I’ll tell you what I think to be true of Rob Reiner’s 1987 classic The Princess Bride, more and more every time that I watch it: Buttercup (Robin Wright) and Wesley (Cary Elwes) are not the heroes.

Sure, the book which Grandpa (the late, great Peter Falk) reads to The Grandson (Fred Savage, now a successful television director) begins and ends with the two lovers. But for me, anyway, their relationship is just a supporting character sandwiched around the tale of drunken swordsman Inigo Montoya (Mandy Patinkin) hunting the six-fingered Count Rugen (Christopher Guest of This is Spinal Tap, Best in Show and many other classic comedies).

Inigo’s love for his father is at least as great as Wesley’s for Buttercup; note that Inigo is the only other one who recognizes the “Sound of Ultimate Suffering.” More than that, Inigo’s love and pain is easier to relate to. “Not one couple in a century” gets to have true love like Wesley and Buttercup do, says evil Prince Humperdink (Chris Sarandon), and the movie never goes out of its way to prove him wrong. But almost everyone can identify with losing a parent and devoting one’s life to revenge. In the Justice League of Princess Bride characters, Wesley is Superman and Inigo’s is Batman, and if comic book and movie ticket sales over the past ten years are any indication, a great many people like Batman more.

William Goldman’s story, adapted from his own novel, is basically a full-on deconstruction of the fairy tale and the fantasy adventure story. That’s the whole point of the framing story with Savage and Falk, of course: Savage is the audience surrogate, representing our most childish expectations from a story like this. You can bet that Goldman, who was an Academy Award-winning screenwriter four years before the release of this novel, knows exactly what those expectations are and how to play with them.

A good example of this is the section with Miracle Max (Billy Crystal) and his wife Valerie (Carol Kane). To call what Max does “magic” is more or less an insult to every fantasy author who ever came up with a complicated system of magic for his wizard characters to use. Max is basically just a plot device whose presence is required because the logical conclusion of the story up until then required Wesley to die, but the expectation is that Wesley’s true love will win out in the end. The presence of Crystal and Kane is just to perk up the scene and make it funny so that the audience doesn’t tune out.

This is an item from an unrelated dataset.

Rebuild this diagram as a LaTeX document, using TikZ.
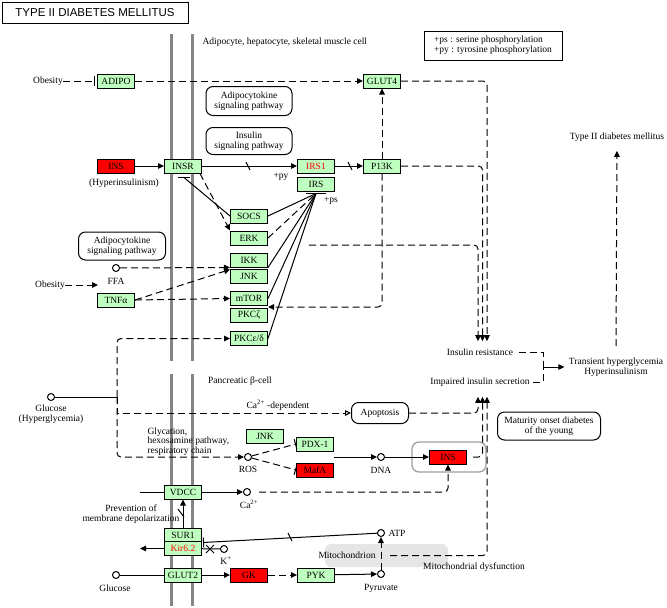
\documentclass[tikz,border=0pt]{standalone}
\usepackage{fontspec}
\setmainfont{Liberation Serif}
\newfontfamily\titlefont{Liberation Sans}
\usetikzlibrary{arrows.meta}

\definecolor{genegreen}{HTML}{BFFFBF}
\definecolor{genered}{HTML}{FF0000}
\definecolor{membranegray}{HTML}{858585}
\definecolor{mitogray}{HTML}{E6E6E6}

\tikzset{
  gene/.style={draw, fill=genegreen, minimum width=37pt, minimum height=14pt, inner sep=0pt},
  redgene/.style={gene, fill=genered},
  cpd/.style={draw, circle, fill=white, minimum size=7pt, inner sep=0pt, line width=1pt},
  mapbox/.style={draw, rounded corners=7pt, align=center, inner sep=3pt},
  lbl/.style={inner sep=0pt, align=center},
  act/.style={-{Triangle[length=6pt,width=5.5pt]}},
  dsh/.style={dash pattern=on 7pt off 4pt},
  inh/.style={-{Bar[width=10pt]}},
  wall/.style={draw=membranegray, line width=3pt}
}

\begin{document}
\begin{tikzpicture}[x=1pt, y=-1pt, line width=1pt, font=\fontsize{9.5}{10}\selectfont]
\useasboundingbox (0,0) rectangle (667,608);

% membranes
\draw[wall] (171,34) -- (171,361) (192,34) -- (192,361);
\draw[wall] (171,374) -- (171,606) (192,374) -- (192,606);
\fill[mitogray, rounded corners=6pt] (325,544) rectangle (448,567);
\node[draw=gray!75, line width=1.3pt, rounded corners=7pt, minimum width=74pt, minimum height=30pt] (insframe) at (449,457) {};

% title and legend
\node[draw, line width=1pt, minimum width=186pt, minimum height=21pt, font=\titlefont\fontsize{11.5}{12}\selectfont] (title) at (95,12.5) {TYPE II DIABETES MELLITUS};
\node[draw, align=left, minimum width=138pt, minimum height=29pt, inner sep=3pt] (legend) at (493,45.5) {+ps : serine phosphorylation\\+py : tyrosine phosphorylation};
\node[lbl, anchor=west] (cellname) at (202,42) {Adipocyte, hepatocyte, skeletal muscle cell};

% adipocyte / hepatocyte / muscle cell
\node[lbl] (obesity1) at (48,81) {Obesity};
\node[gene] (adipo) at (116,81) {ADIPO};
\node[gene] (glut4) at (382,81) {GLUT4};
\node[mapbox, minimum width=86pt, minimum height=29pt] (adipomap1) at (249,101) {Adipocytokine\\signaling pathway};
\node[mapbox, minimum width=86pt, minimum height=27pt] (insmap) at (249,141) {Insulin\\signaling pathway};
\node[redgene] (ins1) at (116,166) {INS};
\node[lbl] (hyperins) at (124,183) {(Hyperinsulinism)};
\node[gene] (insr) at (183,166) {INSR};
\node[gene] (irs1) at (316,166) {\textcolor{genered}{IRS1}};
\node[gene] (irs) at (316,184) {IRS};
\node[gene] (p13k) at (382,166) {P13K};
\node[lbl] (py) at (281,177) {+py};
\node[lbl] (ps) at (331,201) {+ps};
\node[gene] (socs) at (249,216) {SOCS};
\node[gene] (erk) at (249,238) {ERK};
\node[gene] (ikk) at (249,260) {IKK};
\node[gene] (jnk1) at (249,276) {JNK};
\node[gene] (mtor) at (249,298.5) {mTOR};
\node[gene] (pkcz) at (249,315) {PKCζ};
\node[gene] (pkce) at (249,338.5) {PKCε/δ};
\node[mapbox, minimum width=87pt, minimum height=28pt] (adipomap2) at (122,246) {Adipocytokine\\signaling pathway};
\node[cpd] (ffa) at (116,268) {};
\node[lbl] (ffalbl) at (116,281) {FFA};
\node[lbl] (obesity2) at (50,285) {Obesity};
\coordinate (obend) at (98,285);
\node[gene] (tnf) at (116,300) {TNFα};

% outcomes
\node[lbl] (t2dm) at (617,137) {Type II diabetes mellitus};
\node[lbl] (insres) at (480,352) {Insulin resistance};
\node[lbl] (iis) at (480,382) {Impaired insulin secretion};
\node[lbl] (trans) at (616,367) {Transient hyperglycemia\\Hyperinsulinism};
\coordinate (brk) at (543,367);

% pancreatic beta-cell
\node[lbl] (betacell) at (240,381) {Pancreatic β-cell};
\node[cpd] (glc1) at (51,397) {};
\node[lbl] (glc1lbl) at (51,414) {Glucose\\(Hyperglycemia)};
\coordinate (gj) at (117,397);
\node[lbl] (cadep) at (278,405) {Ca\textsuperscript{2+} -dependent};
\node[mapbox, minimum width=57pt, minimum height=21pt] (apop) at (380,413) {Apoptosis};
\node[mapbox, minimum width=103pt, minimum height=28pt] (mody) at (549,426) {Maturity onset diabetes\\of the young};
\node[lbl, align=left, anchor=north west, font=\fontsize{9.5}{8}\selectfont] (glyc) at (147,427) {Glycation,\\hexosamine pathway,\\respiratory chain};
\node[gene] (jnk2) at (265,436) {JNK};
\node[gene] (pdx1) at (315,444) {PDX-1};
\node[redgene] (mafa) at (315,470) {MafA};
\node[cpd] (ros) at (248,457) {};
\node[lbl] (roslbl) at (248,469) {ROS};
\coordinate (tfout) at (334,457);
\node[cpd] (dna) at (381,457) {};
\node[lbl] (dnalbl) at (381,470) {DNA};
\node[redgene] (ins2) at (448,457) {INS};
\node[gene] (vdcc) at (183,492) {VDCC};
\coordinate (vin) at (140,492);
\node[cpd] (ca) at (247,492) {};
\node[lbl] (calbl) at (249,504) {Ca\textsuperscript{2+}};
\node[lbl] (prevent) at (131,514) {Prevention of\\membrane depolarization};
\node[gene] (sur1) at (183,535) {SUR1};
\node[gene] (kir) at (183,548.5) {\textcolor{genered}{Kir6.2}};
\coordinate (kout) at (140,548.5);
\node[cpd] (kplus) at (224,549) {};
\node[lbl] (kpluslbl) at (226,561) {K\textsuperscript{+}};
\node[cpd] (atp) at (381,533) {};
\node[lbl, anchor=west] (atplbl) at (388,533) {ATP};
\node[lbl] (mito) at (347,555) {Mitochondrion};
\node[lbl] (mitodys) at (474,567) {Mitochondrial dysfunction};
\coordinate (mdys) at (390,555.5);
\node[cpd] (glc2) at (116,575) {};
\node[lbl] (glc2lbl) at (115,588) {Glucose};
\node[gene] (glut2) at (183,575) {GLUT2};
\node[redgene] (gk) at (249,575) {GK};
\node[gene] (pyk) at (316,575) {PYK};
\node[cpd] (pyr) at (381,574) {};
\node[lbl] (pyrlbl) at (381,588) {Pyruvate};

% connectors: insulin resistance side
\draw[dsh, inh, shorten >=2pt] (obesity1) -- (adipo);
\draw[dsh, act] (adipo) -- (glut4);
\draw[act] (ins1) -- (insr);
\draw[act] (insr) -- (irs1);
\draw (246,162) -- (250,170);
\draw[act] (irs1) -- (p13k);
\draw (348,162) -- (352,170);
\draw[dsh, act] (p13k) -- (glut4);
\draw[dsh, act, rounded corners=4pt] (p13k.south) |- ([yshift=-1pt]mtor.south east);
\draw[dsh, act, rounded corners=4pt] (glut4.east) -| ([xshift=7pt,yshift=7pt]insres.north);
\draw[dsh, act, rounded corners=4pt] (p13k.east) -| ([xshift=2.5pt,yshift=7pt]insres.north);
\coordinate (serp) at (309,245);
\draw[dsh, act, rounded corners=4pt] (serp) -| ([xshift=-2pt,yshift=7pt]insres.north);
\coordinate (insrb) at ([xshift=1pt,yshift=-4pt]insr.south);
\draw (socs.west) -- (insrb);
\draw ([xshift=-6pt]insrb) -- ([xshift=6pt]insrb);
\draw[dsh, act] ([xshift=-2pt]insr.south east) -- (erk.north west);
\coordinate (irsb) at ([yshift=-2pt]irs.south);
\draw ([xshift=-10pt]irsb) -- ([xshift=10pt]irsb);
\draw (socs.east) -- (irsb);
\draw[dsh] (erk.east) -- (irsb);
\draw (ikk.south east) -- (irsb);
\draw (mtor.east) -- (irsb);
\draw (pkce.east) -- (irsb);
\draw[dsh, act] (ffa) -- (ikk.south west);
\draw[dsh, act] (tnf.east) -- ([yshift=-2pt]ikk.south west);
\draw[dsh, act] (tnf.east) -- (mtor.west);
\draw[dsh, act] (obesity2) -- (obend);

% connectors: outcomes
\draw[dsh] ([xshift=5pt]insres.east) -| (brk);
\draw[dsh] ([xshift=3pt]iis.east) -| (brk);
\draw[act, shorten >=4pt] (brk) -- (trans.west);
\draw[dsh, act, shorten >=9pt] ([yshift=11pt]trans.north) -- (t2dm.south);

% connectors: beta-cell
\draw (glc1) -- (gj);
\draw[dsh, act, rounded corners=4pt] (gj) |- (pkce.west);
\draw[dsh, -{Triangle[open, length=6pt, width=5.5pt]}] (gj) |- (apop.west);
\draw[dsh, act, rounded corners=4pt] (gj) |- (ros.west);
\draw[dsh, inh] (ros) -- (pdx1.west);
\draw[dsh, inh] (ros) -- (mafa.west);
\draw[act] (tfout) -- (dna);
\draw[act] (dna) -- (ins2);
\draw[dsh, act, rounded corners=4pt] (apop.east) -| ([xshift=-2pt,yshift=-10pt]iis.south);
\draw[dsh, act, rounded corners=4pt] ([xshift=6pt]ins2.east) -| ([xshift=2.5pt,yshift=-10pt]iis.south);
\draw[dsh, act, rounded corners=4pt] (mdys) -| ([xshift=7pt,yshift=-10pt]iis.south);
\draw (vin) -- (vdcc);
\draw[act] (vdcc) -- (ca);
\draw[dsh, act, rounded corners=4pt] ([xshift=8pt]ca.east) -| (ins2.south);
\draw[act] (sur1) -- (vdcc);
\draw (178,509) -- (184,517);
\draw[inh] (atp) -- ([xshift=1pt]sur1.south east);
\draw (288,533) -- (292,541);
\draw[act] (kir) -- (kout);
\draw (kplus) -- (kir);
\draw (206,545) -- (214,553) (206,553) -- (214,545);
\draw (glc2) -- (glut2);
\draw[act] (glut2) -- (gk);
\draw[dsh, act] (gk) -- (pyk);
\draw[act] (pyk) -- (pyr);
\draw[dsh, act] (pyr) -- (atp);
\end{tikzpicture}
\end{document}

The Miracle Max scene is the only one in the movie that I liked as a kid but dislike now. Crystal and Kane are simply mugging too hard and going too loud. Every other actor is exactly as big as they need to be, and has the exactly right amount of tongue in cheek. Wright, for instance, plays every shot of the movie completely straight, as though she’s not even aware that there are genre conventions in play (perhaps her experience in soap opera, where the female characters are usually Buttercup types written by someone who’s not self-aware, helped with that). On the other hand you have Andre Rene Roussimoff, a.k.a. Andre the Giant, who seems to be acknowledging the oddity of his appearance in every scene.

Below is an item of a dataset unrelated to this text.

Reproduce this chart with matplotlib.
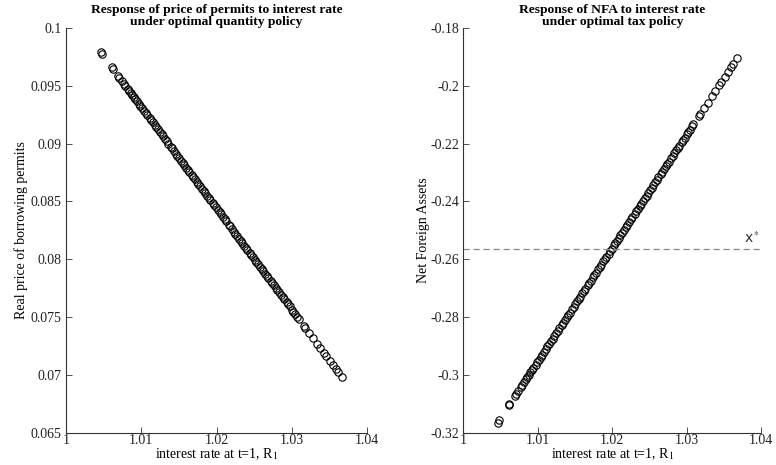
import numpy as np
import matplotlib
matplotlib.use('Agg')
import matplotlib.pyplot as plt
from matplotlib.ticker import FormatStrFormatter


plt.rcParams['font.family'] = ['Liberation Serif', 'DejaVu Serif']
plt.rcParams['mathtext.fontset'] = 'stix'
plt.rcParams['xtick.direction'] = 'in'
plt.rcParams['ytick.direction'] = 'in'

# simulated interest rate draws at t=1
rate = [1.0046, 1.0048, 1.0061, 1.0062, 1.0069, 1.0071, 1.0074, 1.0077, 1.0079, 1.0082,
        1.0084, 1.0086, 1.0088, 1.0090, 1.0092, 1.0094, 1.0097, 1.0099, 1.0101, 1.0104,
        1.0106, 1.0108, 1.0111, 1.0113, 1.0115, 1.0118, 1.0120, 1.0122, 1.0125, 1.0127,
        1.0129, 1.0132, 1.0134, 1.0136, 1.0139, 1.0141, 1.0143, 1.0146, 1.0148, 1.0150,
        1.0153, 1.0155, 1.0157, 1.0160, 1.0162, 1.0164, 1.0167, 1.0169, 1.0171, 1.0174,
        1.0176, 1.0178, 1.0181, 1.0183, 1.0185, 1.0188, 1.0190, 1.0192, 1.0195, 1.0197,
        1.0199, 1.0202, 1.0204, 1.0206, 1.0209, 1.0211, 1.0213, 1.0216, 1.0218, 1.0220,
        1.0223, 1.0225, 1.0227, 1.0230, 1.0232, 1.0234, 1.0237, 1.0239, 1.0241, 1.0244,
        1.0246, 1.0248, 1.0251, 1.0253, 1.0255, 1.0258, 1.0260, 1.0262, 1.0265, 1.0267,
        1.0269, 1.0272, 1.0274, 1.0276, 1.0279, 1.0281, 1.0283, 1.0286, 1.0288, 1.0290,
        1.0293, 1.0295, 1.0297, 1.0300, 1.0302, 1.0304, 1.0307, 1.0309, 1.0316, 1.0318,
        1.0323, 1.0328, 1.0334, 1.0338, 1.0343, 1.0346, 1.0351, 1.0355, 1.0359, 1.0362,
        1.0367]

# real price of borrowing permits (quantity policy)
permit_price = [0.09789, 0.09771, 0.09658, 0.09649, 0.09588, 0.09570, 0.09544, 0.09518, 0.09500, 0.09474,
                0.09456, 0.09439, 0.09421, 0.09404, 0.09386, 0.09369, 0.09343, 0.09325, 0.09308, 0.09281,
                0.09264, 0.09246, 0.09220, 0.09202, 0.09185, 0.09159, 0.09141, 0.09124, 0.09098, 0.09080,
                0.09063, 0.09036, 0.09019, 0.09001, 0.08975, 0.08958, 0.08940, 0.08914, 0.08896, 0.08879,
                0.08853, 0.08835, 0.08818, 0.08791, 0.08774, 0.08756, 0.08730, 0.08713, 0.08695, 0.08669,
                0.08651, 0.08634, 0.08608, 0.08590, 0.08573, 0.08546, 0.08529, 0.08511, 0.08485, 0.08468,
                0.08450, 0.08424, 0.08406, 0.08389, 0.08363, 0.08345, 0.08328, 0.08301, 0.08284, 0.08266,
                0.08240, 0.08223, 0.08205, 0.08179, 0.08161, 0.08144, 0.08118, 0.08100, 0.08083, 0.08056,
                0.08039, 0.08021, 0.07995, 0.07978, 0.07960, 0.07934, 0.07916, 0.07899, 0.07873, 0.07855,
                0.07838, 0.07811, 0.07794, 0.07776, 0.07750, 0.07733, 0.07715, 0.07689, 0.07671, 0.07654,
                0.07628, 0.07610, 0.07593, 0.07566, 0.07549, 0.07531, 0.07505, 0.07488, 0.07426, 0.07409,
                0.07365, 0.07321, 0.07269, 0.07234, 0.07190, 0.07164, 0.07120, 0.07085, 0.07050, 0.07024,
                0.06980]

# net foreign assets (tax policy)
nfa = [-0.3164, -0.3156, -0.3105, -0.3101, -0.3074, -0.3066, -0.3054, -0.3042, -0.3034, -0.3023,
       -0.3015, -0.3007, -0.2999, -0.2991, -0.2983, -0.2976, -0.2964, -0.2956, -0.2948, -0.2936,
       -0.2929, -0.2921, -0.2909, -0.2901, -0.2893, -0.2882, -0.2874, -0.2866, -0.2854, -0.2846,
       -0.2838, -0.2827, -0.2819, -0.2811, -0.2799, -0.2791, -0.2784, -0.2772, -0.2764, -0.2756,
       -0.2744, -0.2736, -0.2729, -0.2717, -0.2709, -0.2701, -0.2689, -0.2682, -0.2674, -0.2662,
       -0.2654, -0.2646, -0.2634, -0.2627, -0.2619, -0.2607, -0.2599, -0.2591, -0.2580, -0.2572,
       -0.2564, -0.2552, -0.2544, -0.2536, -0.2525, -0.2517, -0.2509, -0.2497, -0.2489, -0.2482,
       -0.2470, -0.2462, -0.2454, -0.2442, -0.2434, -0.2427, -0.2415, -0.2407, -0.2399, -0.2387,
       -0.2380, -0.2372, -0.2360, -0.2352, -0.2344, -0.2332, -0.2325, -0.2317, -0.2305, -0.2297,
       -0.2289, -0.2278, -0.2270, -0.2262, -0.2250, -0.2242, -0.2234, -0.2223, -0.2215, -0.2207,
       -0.2195, -0.2187, -0.2180, -0.2168, -0.2160, -0.2152, -0.2140, -0.2132, -0.2105, -0.2097,
       -0.2078, -0.2058, -0.2034, -0.2019, -0.1999, -0.1987, -0.1968, -0.1952, -0.1936, -0.1925,
       -0.1905]

nfa_target = -0.2563

x_ticks = [1, 1.01, 1.02, 1.03, 1.04]
left_yticks = [0.065, 0.07, 0.075, 0.08, 0.085, 0.09, 0.095, 0.1]
right_yticks = [-0.32, -0.3, -0.28, -0.26, -0.24, -0.22, -0.2, -0.18]


def style_axes(ax, yticks):
    ax.set_xlim(1, 1.04)
    ax.set_ylim(yticks[0], yticks[-1])
    ax.set_xticks(x_ticks)
    ax.set_yticks(yticks)
    ax.xaxis.set_major_formatter(FormatStrFormatter('%g'))
    ax.yaxis.set_major_formatter(FormatStrFormatter('%g'))
    ax.spines['top'].set_visible(False)
    ax.spines['right'].set_visible(False)
    for s in ('left', 'bottom'):
        ax.spines[s].set_color('#333333')
        ax.spines[s].set_linewidth(0.8)
    ax.tick_params(labelsize=10, length=4, width=0.6, colors='#333333', labelcolor='#222222')
    ax.tick_params(axis='x', pad=1)
    ax.tick_params(axis='y', pad=3)
    ax.set_xlabel('interest rate at t=1, R$_1$', fontsize=10, labelpad=-1)


fig = plt.figure(figsize=(7.76, 4.65), dpi=100)

ax1 = fig.add_axes([0.085, 0.069, 0.388, 0.871])
ax1.plot(rate, permit_price, 'o', mfc='none', mec='black', mew=0.8, ms=5.3)
style_axes(ax1, left_yticks)
ax1.set_ylabel('Real price of borrowing permits', fontsize=10, labelpad=2)
ax1.set_title('Response of price of permits to interest rate\nunder optimal quantity policy',
              fontsize=9.7, fontweight='bold', linespacing=1.0, pad=0)

ax2 = fig.add_axes([0.597, 0.069, 0.384, 0.871])
ax2.plot(rate, nfa, 'o', mfc='none', mec='black', mew=0.8, ms=5.3)
ax2.axhline(nfa_target, color='#888888', lw=0.9, ls=(0, (5, 3)))
ax2.text(1.0377, nfa_target + 0.0009, r'x$^*$', fontsize=10, family='DejaVu Sans',
         color='#333333', ha='left', va='bottom')
style_axes(ax2, right_yticks)
ax2.set_ylabel('Net Foreign Assets', fontsize=10, labelpad=0)
ax2.set_title('Response of NFA to interest rate\nunder optimal tax policy',
              fontsize=9.7, fontweight='bold', linespacing=1.0, pad=0)

fig.savefig('out.png', dpi=100)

Speaking of Andre, the urban myth is that he was so proud of the film that he would show it endlessly to his fellow wrestlers, even if they had seen it several times before. This is interesting because Andre was probably the biggest wrestling star in the world at the time.* As nice as that level of stardom is, it can’t beat being in a movie that, despite it’s minor flaws, is endlessly rewatchable. Six years after the release of this film, Andre the Giant was gone, his physical condition combining with hard living to lead to heart failure; most of those six years were spent in lackluster wrestling matches as his body broke down. But every day someone pops in a disc or fires up Netflix, and the French giant’s prime gets to live on again.

Reviewed by Mark Young

*The Princess Bride was shot before, but released after, the Hulk Hogan – Andre the Giant storyline that catapulted Hogan into superstardom. Prior to that match, Andre was without question the most famous wrestler in the world, as this legendary Sports Illustrated profile shows.